Task 1: Design an interface for reading input binary file

Implementation: Memory of the machine (for emulator)

  • Firstly we should read the file line by line, and store the lines i.e. ARM instructions somewhere called memory of the machine, maybe an array in this inplementation.

  • Possible problems:

    • You cannot really have a primary data structure that has a dynamic size, so to store the instructions line by line, we could either:
      • Use a linked list, and append each "instruction" at the end of the list once we have read it.
      • Use an array, with the array size subject to the maximum ARM machine memory, 64KB. (I prefer this one).
  • Given that all instructions are 32 bits and aligned on a 4-byte boundary, the memory should be implemented as a "table", with the instruction in each row, and the address of the "head" of each row, should be a multiple of 4.

  • Then we could see, the memory is an array of 8 bits unsigned integers in this implementation, with size 2^16 = 65536. Once we want to fetch data from the memory, we should start with indices (which is a multiple of 4).
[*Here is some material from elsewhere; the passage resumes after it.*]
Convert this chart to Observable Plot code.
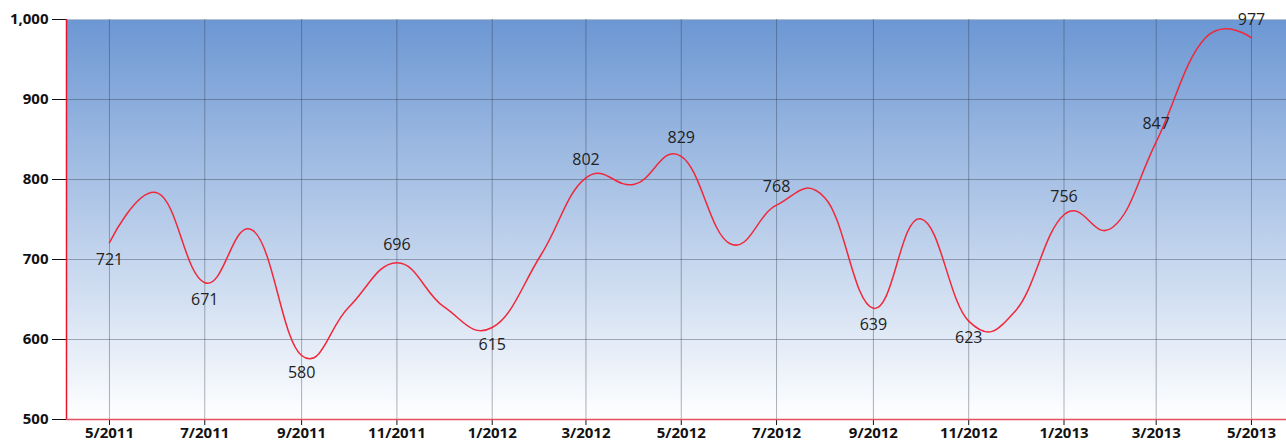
<!DOCTYPE html>
<html><head><meta charset="utf-8">
<script src="https://cdn.jsdelivr.net/npm/d3@7"></script>
<script src="https://cdn.jsdelivr.net/npm/@observablehq/plot@0.6"></script>
<style>
html,body{margin:0;padding:0;background:#fff;}
#chart svg{display:block;}
</style></head><body><div id="chart"></div>
<script>
// Monthly series
const months = ["2011-05","2011-06","2011-07","2011-08","2011-09","2011-10","2011-11","2011-12",
  "2012-01","2012-02","2012-03","2012-04","2012-05","2012-06","2012-07","2012-08","2012-09","2012-10",
  "2012-11","2012-12","2013-01","2013-02","2013-03","2013-04","2013-05"];
const values = [721, 783, 671, 736, 580, 640, 696, 641,
  615, 705, 802, 794, 829, 720, 768, 777, 639, 751,
  623, 636, 756, 740, 847, 976, 977];
// Months that carry a tick label and a value label
const tickMonths = ["2011-05","2011-07","2011-09","2011-11","2012-01","2012-03","2012-05",
  "2012-07","2012-09","2012-11","2013-01","2013-03","2013-05"];
const yTicks = [500, 600, 700, 800, 900, 1000];

const parse = s => new Date(s + "-01T00:00:00Z");
const data = months.map((m, i) => ({date: parse(m), value: values[i], month: m}));
const tickDates = tickMonths.map(parse);

// Label side: below for local minima, above otherwise
const labels = data.map((d, i) => {
  const prev = i > 0 ? values[i - 1] : null;
  const next = i < values.length - 1 ? values[i + 1] : null;
  let below;
  if (i === values.length - 1) below = false;
  else if (prev === null) below = d.value < next;
  else below = d.value < prev && d.value < next;
  return {...d, below};
}).filter(d => tickMonths.includes(d.month));

const xDomain = [new Date(Date.UTC(2011, 3, 3, 12)), new Date(Date.UTC(2013, 4, 23, 10))];

function background(index, scales, values, dimensions) {
  const {width, height, marginLeft, marginRight, marginTop, marginBottom} = dimensions;
  const g = d3.create("svg:g");
  const grad = g.append("defs").append("linearGradient")
    .attr("id", "bggrad").attr("x1", 0).attr("y1", 0).attr("x2", 0).attr("y2", 1);
  grad.append("stop").attr("offset", "0%").attr("stop-color", "#6c97d3");
  grad.append("stop").attr("offset", "100%").attr("stop-color", "#ffffff");
  g.append("rect")
    .attr("x", marginLeft).attr("y", marginTop)
    .attr("width", width - marginLeft - marginRight)
    .attr("height", height - marginTop - marginBottom)
    .attr("fill", "url(#bggrad)");
  return g.node();
}

const chart = Plot.plot({
  width: 1286,
  height: 445,
  marginLeft: 66,
  marginRight: 0,
  marginTop: 19,
  marginBottom: 26,
  style: {fontFamily: "'Open Sans', sans-serif", fontSize: "15px", fontWeight: 700, color: "#111", background: "#fff"},
  x: {type: "utc", domain: xDomain, ticks: tickDates, tickSize: 6, tickPadding: 2,
      tickFormat: d => `${d.getUTCMonth() + 1}/${d.getUTCFullYear()}`, label: null},
  y: {domain: [500, 1000], ticks: yTicks, tickSize: 14, tickPadding: 4,
      tickFormat: d3.format(","), label: null},
  marks: [
    background,
    Plot.ruleY(yTicks.filter(v => v > 500 && v < 1000), {stroke: "#2a3548", strokeOpacity: 0.38}),
    Plot.ruleY([1000], {stroke: "#b4bfcf"}),
    Plot.ruleX(tickDates, {stroke: "#2a3548", strokeOpacity: 0.38}),
    Plot.line(data, {x: "date", y: "value", stroke: "#f0283a", strokeWidth: 1.5, curve: "cardinal", tension: -0.25}),
    Plot.text(labels.filter(d => !d.below), {x: "date", y: "value", text: d => String(d.value),
      dy: -18, fontSize: 16, fontWeight: 400, fill: "#222"}),
    Plot.text(labels.filter(d => d.below), {x: "date", y: "value", text: d => String(d.value),
      dy: 17, fontSize: 16, fontWeight: 400, fill: "#222"}),
    Plot.ruleX([xDomain[0]], {stroke: "#e8142e", strokeWidth: 1.5}),
    Plot.ruleY([500], {stroke: "#e4505f", strokeWidth: 1.5})
  ]
});
document.getElementById("chart").appendChild(chart);
</script>
</body></html>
  • Note that our ARM memory is byte-addressable, so the bytes are addressing in big-endian scheme.

Implementation: Registers of the machine (for emulator)

  • Given that:
    • an ARM system has 17 registers:
      • 0 - 12 General purpose
      • 13, 14 (ignored)
      • PC register is 15
      • CPSR register is 16
      • The CPSR register is used to:
        • configure the operating mode of the ARM processor
        • check conditions for conditional ARM instructions
        • should be initialised as 0
        • IMPORTANT: the top four bits carry the status flags. (the NZCV flags)
    • a register is represented as a 32-bit integer
  • We need another data structure to store values in the registers (In this case, an array of course).
  • Idea: You might could define a C data structure (e.g. a struct) to represent the internal state of an ARM machine.
  • Note: the ARM instruction set does not have a halt instuction, i.e. we need to use a while (true) loop in the implementation to make the processor run forever. Also, the machine should interpret an all-zero instruction as the signal of termination.
  • Then we should print the value of each register, and contents (instructions) of any non-zero location.